Depending on where you drive, the horn in your car may be the best way to let someone know you are there, but it may also be the fastest way to engender a look of disgust.

Hitting the horn isn’t a universally accepted practice, but there’s a horn in every car. We accept it like death and taxicabs, but how did the horn become the standard? [Hint: It wasn’t because we couldn’t fit a piano under the hood.]

If we’re talking about the car horn as we know it today, we find the roots in a logical place, hanging from the handlebars of a bike in the 1800s. Using a horn to beep at folks is nothing new, even though we’ve updated the technology since then. We’ll come back to that.

What more interesting is how people first envisioned dealing with these horseless carriages flying around the place at anywhere from five to 10 mph. It was insanity.

The only thing we had on four wheels faster than that was the locomotive. The first laws we had for managing speeding cars were nuts.

Don’t worry. In case you haven’t been in a car since the 1860s, we figured out a solution since then.

The Red Flag Act

Cars in 1865 weren’t that fast, but even way back then they knew the day would come that they’d go faster.

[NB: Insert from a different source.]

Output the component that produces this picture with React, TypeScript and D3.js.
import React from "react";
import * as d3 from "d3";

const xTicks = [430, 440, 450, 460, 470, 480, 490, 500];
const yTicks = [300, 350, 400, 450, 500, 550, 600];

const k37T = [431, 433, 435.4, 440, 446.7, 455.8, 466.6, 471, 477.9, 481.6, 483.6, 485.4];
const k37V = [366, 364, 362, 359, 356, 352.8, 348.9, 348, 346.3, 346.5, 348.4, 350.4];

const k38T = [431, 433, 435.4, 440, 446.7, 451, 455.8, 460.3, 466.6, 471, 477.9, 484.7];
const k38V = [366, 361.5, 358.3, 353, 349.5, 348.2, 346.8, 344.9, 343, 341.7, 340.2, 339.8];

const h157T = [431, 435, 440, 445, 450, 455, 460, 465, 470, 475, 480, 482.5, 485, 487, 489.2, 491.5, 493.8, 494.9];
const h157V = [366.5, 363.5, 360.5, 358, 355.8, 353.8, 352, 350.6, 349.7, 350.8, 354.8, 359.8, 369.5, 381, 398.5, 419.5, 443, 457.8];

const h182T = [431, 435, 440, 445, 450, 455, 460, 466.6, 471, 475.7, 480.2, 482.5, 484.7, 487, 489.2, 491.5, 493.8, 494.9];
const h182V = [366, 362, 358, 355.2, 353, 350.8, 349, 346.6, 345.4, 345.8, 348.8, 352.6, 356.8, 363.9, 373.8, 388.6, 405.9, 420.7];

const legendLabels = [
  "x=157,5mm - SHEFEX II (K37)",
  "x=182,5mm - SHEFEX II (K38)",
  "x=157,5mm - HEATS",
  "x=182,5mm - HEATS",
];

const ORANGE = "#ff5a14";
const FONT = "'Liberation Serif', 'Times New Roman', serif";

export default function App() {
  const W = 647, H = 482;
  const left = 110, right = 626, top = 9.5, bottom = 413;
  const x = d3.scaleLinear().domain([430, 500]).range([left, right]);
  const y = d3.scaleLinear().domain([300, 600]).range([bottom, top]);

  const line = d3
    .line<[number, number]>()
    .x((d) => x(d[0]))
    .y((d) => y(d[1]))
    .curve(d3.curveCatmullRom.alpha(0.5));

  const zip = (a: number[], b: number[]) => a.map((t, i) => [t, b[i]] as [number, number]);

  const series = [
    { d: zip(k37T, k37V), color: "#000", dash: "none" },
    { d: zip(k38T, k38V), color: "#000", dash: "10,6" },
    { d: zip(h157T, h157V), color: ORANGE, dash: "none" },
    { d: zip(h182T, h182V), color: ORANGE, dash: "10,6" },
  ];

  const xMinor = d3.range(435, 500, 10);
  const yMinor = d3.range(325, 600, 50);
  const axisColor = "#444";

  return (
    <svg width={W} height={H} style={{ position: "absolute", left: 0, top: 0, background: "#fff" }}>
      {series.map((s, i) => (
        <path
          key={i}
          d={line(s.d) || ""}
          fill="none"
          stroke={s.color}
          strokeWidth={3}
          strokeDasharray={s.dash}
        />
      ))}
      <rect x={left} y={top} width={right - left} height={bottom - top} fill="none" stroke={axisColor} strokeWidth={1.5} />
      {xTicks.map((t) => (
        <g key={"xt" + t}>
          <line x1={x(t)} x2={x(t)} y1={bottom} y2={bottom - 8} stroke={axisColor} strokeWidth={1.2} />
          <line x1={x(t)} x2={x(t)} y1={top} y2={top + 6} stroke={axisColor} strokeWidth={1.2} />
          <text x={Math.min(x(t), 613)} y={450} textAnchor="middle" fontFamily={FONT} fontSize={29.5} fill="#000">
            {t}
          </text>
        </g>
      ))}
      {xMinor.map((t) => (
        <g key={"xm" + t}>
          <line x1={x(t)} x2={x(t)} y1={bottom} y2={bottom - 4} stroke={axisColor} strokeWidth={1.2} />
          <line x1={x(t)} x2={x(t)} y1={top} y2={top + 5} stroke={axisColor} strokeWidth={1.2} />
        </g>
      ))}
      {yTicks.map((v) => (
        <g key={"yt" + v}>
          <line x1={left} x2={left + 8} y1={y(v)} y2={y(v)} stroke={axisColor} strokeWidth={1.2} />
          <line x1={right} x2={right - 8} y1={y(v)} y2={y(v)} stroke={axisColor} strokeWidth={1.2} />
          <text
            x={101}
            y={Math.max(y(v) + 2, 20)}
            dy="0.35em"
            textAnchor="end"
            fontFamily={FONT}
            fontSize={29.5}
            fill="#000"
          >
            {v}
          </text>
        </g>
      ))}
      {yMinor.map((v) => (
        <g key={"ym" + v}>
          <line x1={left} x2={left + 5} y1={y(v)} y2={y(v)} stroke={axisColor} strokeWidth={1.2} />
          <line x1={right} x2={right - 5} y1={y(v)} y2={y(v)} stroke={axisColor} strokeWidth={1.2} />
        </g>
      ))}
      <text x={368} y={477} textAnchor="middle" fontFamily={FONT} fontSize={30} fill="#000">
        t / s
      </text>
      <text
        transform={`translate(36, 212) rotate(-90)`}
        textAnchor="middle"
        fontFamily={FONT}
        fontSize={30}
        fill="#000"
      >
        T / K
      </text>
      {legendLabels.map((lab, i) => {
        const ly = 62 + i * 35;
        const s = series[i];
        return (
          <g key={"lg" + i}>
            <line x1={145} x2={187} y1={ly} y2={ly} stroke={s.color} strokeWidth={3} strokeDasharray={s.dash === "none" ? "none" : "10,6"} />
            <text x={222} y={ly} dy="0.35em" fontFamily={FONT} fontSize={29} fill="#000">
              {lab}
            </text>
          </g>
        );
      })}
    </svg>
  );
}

In England, they decided to get ahead of the issue with a new law, the Locomotives Act of 1865. They had to be thinking of trains when they designed this act, as the act stated, cars could not go more than two mph through urban areas.

Also, cars needed a crew of three. One was the driver, but another was the flagger. Ahead of the car, the flagger was to walk about waving a flag. This would warn everyone not in a car of the oncoming vehicle, blazing through town at two mph.

If I were a flagger, I would’ve screamed, “LOOKOUT EVERYONE THERE’S A CAR COMING!”

Historians accuse the rail industry for this silliness, that they were combating the eminent competition, but it didn’t matter. A series of motorcar acts in the 1900s would overhaul all of those acts.

Thankfully, we never suffered any of this silliness in the States.

Whistles and Horns

For a minute there in the United States, the whistle, and the horn competed for warning others of an approaching vehicle.

The simplest horn available was the bulb horn, the same one you had on your bicycle growing up unless you had one of those sissy bells. It required the driver to take his hands off the controls.

Other car horns worked by connecting to compressed air, but these simple designs didn’t last too long.

When there were mostly horses on the roads, a juggling of whistles and horns made for a lovely symphony of sounds to augment the bustle of cosmopolitan New York life.

In the early 1900s, the horn got more complicated.

Electric Car Horn

Hand Crank Klaxon | sellingsalvage.co.uk

The first car electric horn came out in 1910. A man by the name of Oliver Lucas, from Birmingham, England designed it. His idea built on a 1908 invention from a New York inventor, Miller Reese Hutchinson.

That man invented something called the Klaxon. His device emitted a piercing sound via batteries or a hand crank and did well enough for Hutchinson to distribute internationally.

Lucas took from Hutchinson’s design, creating a horn that was so effective one could hear it a mile away. Lucas’ design was electrically powered and had a steel diaphragm, which made it super loud.

After those initial electric horns, subsequent engineers borrowed until they arrived at our modern car horn.

In most cars, the horn is two-toned and dissonant so one can’t ignore it. Volume varies, but the underpinnings owe their heritage to the first electric horns invented, which is good.

If we still had to cart flaggers around with us and drive two miles per hour through town, fewer people would drive.